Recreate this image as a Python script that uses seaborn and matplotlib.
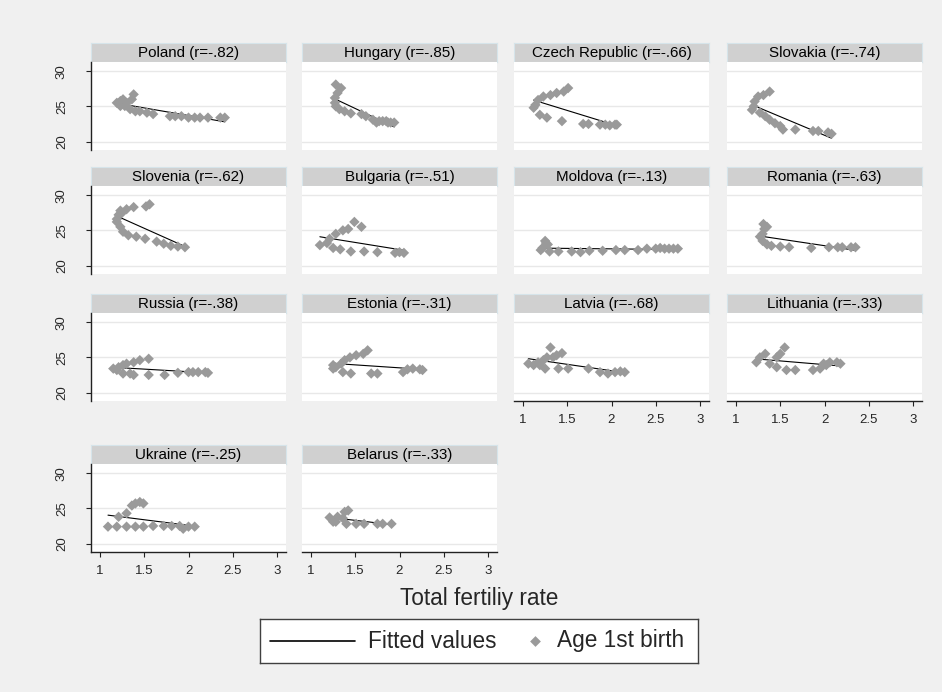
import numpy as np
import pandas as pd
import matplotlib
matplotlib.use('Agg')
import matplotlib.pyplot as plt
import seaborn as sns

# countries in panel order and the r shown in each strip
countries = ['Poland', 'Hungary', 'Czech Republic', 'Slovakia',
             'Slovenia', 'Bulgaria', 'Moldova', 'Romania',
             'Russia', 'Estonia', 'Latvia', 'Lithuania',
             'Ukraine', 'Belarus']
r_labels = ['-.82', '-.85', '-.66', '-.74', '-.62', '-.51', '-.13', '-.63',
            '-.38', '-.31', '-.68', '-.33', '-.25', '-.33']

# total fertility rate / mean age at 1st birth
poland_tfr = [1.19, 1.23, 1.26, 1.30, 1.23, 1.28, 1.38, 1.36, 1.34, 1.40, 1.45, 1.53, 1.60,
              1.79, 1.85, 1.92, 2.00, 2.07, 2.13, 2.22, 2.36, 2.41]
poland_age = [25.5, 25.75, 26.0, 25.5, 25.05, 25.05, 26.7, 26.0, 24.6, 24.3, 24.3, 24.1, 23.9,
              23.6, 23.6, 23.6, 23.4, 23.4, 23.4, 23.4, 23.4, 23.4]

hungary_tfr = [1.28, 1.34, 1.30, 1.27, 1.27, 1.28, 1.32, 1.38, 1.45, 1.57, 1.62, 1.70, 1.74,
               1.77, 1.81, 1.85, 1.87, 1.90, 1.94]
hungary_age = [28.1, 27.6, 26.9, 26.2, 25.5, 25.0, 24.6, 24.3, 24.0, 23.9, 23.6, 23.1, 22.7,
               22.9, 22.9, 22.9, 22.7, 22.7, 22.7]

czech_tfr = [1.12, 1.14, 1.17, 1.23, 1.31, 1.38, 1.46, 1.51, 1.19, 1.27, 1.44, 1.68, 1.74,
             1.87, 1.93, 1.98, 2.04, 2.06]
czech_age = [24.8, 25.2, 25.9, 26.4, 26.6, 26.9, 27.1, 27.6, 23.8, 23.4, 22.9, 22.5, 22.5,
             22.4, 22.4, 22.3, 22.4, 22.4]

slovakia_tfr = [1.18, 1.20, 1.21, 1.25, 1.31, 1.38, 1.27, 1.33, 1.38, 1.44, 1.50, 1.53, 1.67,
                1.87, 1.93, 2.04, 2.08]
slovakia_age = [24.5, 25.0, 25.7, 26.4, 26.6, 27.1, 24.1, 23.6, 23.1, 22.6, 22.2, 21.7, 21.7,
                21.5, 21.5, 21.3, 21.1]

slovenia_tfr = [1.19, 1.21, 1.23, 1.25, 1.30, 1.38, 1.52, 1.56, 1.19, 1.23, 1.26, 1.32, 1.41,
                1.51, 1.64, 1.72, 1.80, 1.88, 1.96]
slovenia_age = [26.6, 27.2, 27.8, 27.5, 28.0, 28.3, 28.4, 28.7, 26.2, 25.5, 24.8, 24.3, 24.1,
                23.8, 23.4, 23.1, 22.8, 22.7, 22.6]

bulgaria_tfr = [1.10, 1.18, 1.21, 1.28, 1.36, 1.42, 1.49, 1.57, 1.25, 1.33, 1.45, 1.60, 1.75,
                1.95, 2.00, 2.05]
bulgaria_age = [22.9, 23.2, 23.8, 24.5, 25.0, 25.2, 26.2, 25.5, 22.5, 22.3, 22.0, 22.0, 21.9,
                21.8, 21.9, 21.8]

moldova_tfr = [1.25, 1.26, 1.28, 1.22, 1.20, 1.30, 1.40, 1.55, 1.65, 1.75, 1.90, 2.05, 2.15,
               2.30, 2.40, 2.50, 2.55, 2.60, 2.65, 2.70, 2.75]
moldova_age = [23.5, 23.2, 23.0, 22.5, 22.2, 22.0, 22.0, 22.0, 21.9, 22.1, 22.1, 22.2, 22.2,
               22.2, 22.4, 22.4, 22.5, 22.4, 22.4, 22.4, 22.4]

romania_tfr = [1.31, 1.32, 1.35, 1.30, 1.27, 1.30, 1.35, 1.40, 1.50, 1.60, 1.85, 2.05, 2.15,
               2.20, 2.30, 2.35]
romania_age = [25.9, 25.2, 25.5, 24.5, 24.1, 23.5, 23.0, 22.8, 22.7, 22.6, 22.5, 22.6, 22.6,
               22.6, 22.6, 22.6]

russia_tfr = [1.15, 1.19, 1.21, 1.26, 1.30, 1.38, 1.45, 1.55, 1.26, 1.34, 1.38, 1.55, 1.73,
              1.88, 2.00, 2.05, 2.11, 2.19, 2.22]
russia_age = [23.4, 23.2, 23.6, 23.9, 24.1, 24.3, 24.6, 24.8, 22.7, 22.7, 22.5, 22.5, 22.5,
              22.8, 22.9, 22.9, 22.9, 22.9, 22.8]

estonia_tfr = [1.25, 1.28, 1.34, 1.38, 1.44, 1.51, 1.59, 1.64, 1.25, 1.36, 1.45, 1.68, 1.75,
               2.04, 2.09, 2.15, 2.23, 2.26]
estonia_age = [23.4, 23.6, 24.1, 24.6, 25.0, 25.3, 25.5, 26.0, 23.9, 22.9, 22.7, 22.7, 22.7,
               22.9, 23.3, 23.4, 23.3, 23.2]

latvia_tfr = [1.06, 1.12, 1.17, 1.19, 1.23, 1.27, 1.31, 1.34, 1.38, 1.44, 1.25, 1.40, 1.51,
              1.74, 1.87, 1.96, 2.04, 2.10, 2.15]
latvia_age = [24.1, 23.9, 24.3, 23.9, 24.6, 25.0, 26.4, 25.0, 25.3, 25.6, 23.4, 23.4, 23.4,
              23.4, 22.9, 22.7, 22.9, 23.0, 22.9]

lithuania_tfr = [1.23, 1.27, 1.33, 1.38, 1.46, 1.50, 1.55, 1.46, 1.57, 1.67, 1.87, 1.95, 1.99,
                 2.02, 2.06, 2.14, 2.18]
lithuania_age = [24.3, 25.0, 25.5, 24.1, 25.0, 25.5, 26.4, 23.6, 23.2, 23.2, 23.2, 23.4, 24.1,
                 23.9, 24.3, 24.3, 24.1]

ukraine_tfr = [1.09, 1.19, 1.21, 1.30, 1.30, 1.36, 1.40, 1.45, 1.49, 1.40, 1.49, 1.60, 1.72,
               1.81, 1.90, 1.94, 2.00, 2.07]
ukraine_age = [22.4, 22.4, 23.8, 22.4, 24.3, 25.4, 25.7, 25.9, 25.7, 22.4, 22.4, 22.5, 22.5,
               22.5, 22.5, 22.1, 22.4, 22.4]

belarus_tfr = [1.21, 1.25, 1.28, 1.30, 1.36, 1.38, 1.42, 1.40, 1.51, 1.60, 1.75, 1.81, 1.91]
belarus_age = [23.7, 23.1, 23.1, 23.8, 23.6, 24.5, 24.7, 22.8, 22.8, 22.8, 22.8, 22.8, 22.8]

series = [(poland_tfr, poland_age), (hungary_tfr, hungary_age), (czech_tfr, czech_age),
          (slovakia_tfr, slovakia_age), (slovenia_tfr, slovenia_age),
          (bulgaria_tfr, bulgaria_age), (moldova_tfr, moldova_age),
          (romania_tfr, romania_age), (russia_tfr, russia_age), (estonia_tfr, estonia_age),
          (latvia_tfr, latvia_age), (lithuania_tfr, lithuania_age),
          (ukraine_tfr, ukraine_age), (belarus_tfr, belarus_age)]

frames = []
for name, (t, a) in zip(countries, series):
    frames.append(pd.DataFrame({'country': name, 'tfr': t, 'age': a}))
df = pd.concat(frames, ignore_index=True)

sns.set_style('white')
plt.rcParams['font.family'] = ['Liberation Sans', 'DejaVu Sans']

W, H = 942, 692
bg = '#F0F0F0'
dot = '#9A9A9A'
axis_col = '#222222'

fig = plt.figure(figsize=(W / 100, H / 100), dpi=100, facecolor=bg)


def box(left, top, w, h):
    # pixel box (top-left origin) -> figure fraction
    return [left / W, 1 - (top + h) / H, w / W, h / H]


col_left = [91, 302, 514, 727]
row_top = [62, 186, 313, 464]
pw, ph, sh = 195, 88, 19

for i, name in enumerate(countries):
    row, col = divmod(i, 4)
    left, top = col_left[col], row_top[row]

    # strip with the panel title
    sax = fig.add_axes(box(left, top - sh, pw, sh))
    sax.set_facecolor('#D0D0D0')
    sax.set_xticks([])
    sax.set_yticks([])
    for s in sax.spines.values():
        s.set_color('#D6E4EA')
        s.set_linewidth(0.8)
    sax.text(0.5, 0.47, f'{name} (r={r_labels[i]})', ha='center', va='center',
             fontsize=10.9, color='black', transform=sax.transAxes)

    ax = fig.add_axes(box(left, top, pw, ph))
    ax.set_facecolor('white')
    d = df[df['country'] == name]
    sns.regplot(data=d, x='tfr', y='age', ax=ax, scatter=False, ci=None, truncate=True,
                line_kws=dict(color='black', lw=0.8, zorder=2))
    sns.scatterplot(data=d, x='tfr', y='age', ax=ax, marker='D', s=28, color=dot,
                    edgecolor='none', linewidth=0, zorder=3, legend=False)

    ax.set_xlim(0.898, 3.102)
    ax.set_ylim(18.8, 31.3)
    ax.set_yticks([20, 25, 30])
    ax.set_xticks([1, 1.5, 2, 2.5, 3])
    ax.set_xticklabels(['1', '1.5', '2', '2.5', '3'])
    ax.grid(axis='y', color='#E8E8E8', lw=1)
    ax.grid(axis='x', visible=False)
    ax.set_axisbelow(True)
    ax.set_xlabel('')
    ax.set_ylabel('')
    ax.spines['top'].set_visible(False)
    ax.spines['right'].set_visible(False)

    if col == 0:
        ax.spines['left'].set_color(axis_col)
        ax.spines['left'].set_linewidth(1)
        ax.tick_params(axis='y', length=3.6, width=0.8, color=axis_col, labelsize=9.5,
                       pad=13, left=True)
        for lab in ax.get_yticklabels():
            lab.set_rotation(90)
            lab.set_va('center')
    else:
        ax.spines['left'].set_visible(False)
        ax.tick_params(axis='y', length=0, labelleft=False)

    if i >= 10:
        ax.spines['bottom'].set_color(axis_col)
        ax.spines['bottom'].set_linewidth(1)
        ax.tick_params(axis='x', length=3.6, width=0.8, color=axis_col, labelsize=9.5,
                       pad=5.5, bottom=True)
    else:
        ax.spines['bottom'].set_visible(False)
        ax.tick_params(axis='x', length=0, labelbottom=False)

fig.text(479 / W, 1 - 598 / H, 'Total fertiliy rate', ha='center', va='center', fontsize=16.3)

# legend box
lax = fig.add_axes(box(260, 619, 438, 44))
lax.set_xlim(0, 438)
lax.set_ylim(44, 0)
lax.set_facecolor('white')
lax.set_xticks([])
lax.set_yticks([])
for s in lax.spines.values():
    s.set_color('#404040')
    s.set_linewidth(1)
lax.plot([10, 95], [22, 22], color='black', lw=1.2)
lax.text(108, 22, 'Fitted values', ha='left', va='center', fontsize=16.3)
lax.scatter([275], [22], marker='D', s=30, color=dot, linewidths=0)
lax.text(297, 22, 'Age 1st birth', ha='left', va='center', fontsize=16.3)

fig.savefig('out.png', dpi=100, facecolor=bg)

Directions:
Exactly as they appear, print the lines of the listing above from its first line through the line that contains "import seaborn as sns", minus the pictures.

Finished task:
Recreate this image as a Python script that uses seaborn and matplotlib.
import numpy as np
import pandas as pd
import matplotlib
matplotlib.use('Agg')
import matplotlib.pyplot as plt
import seaborn as sns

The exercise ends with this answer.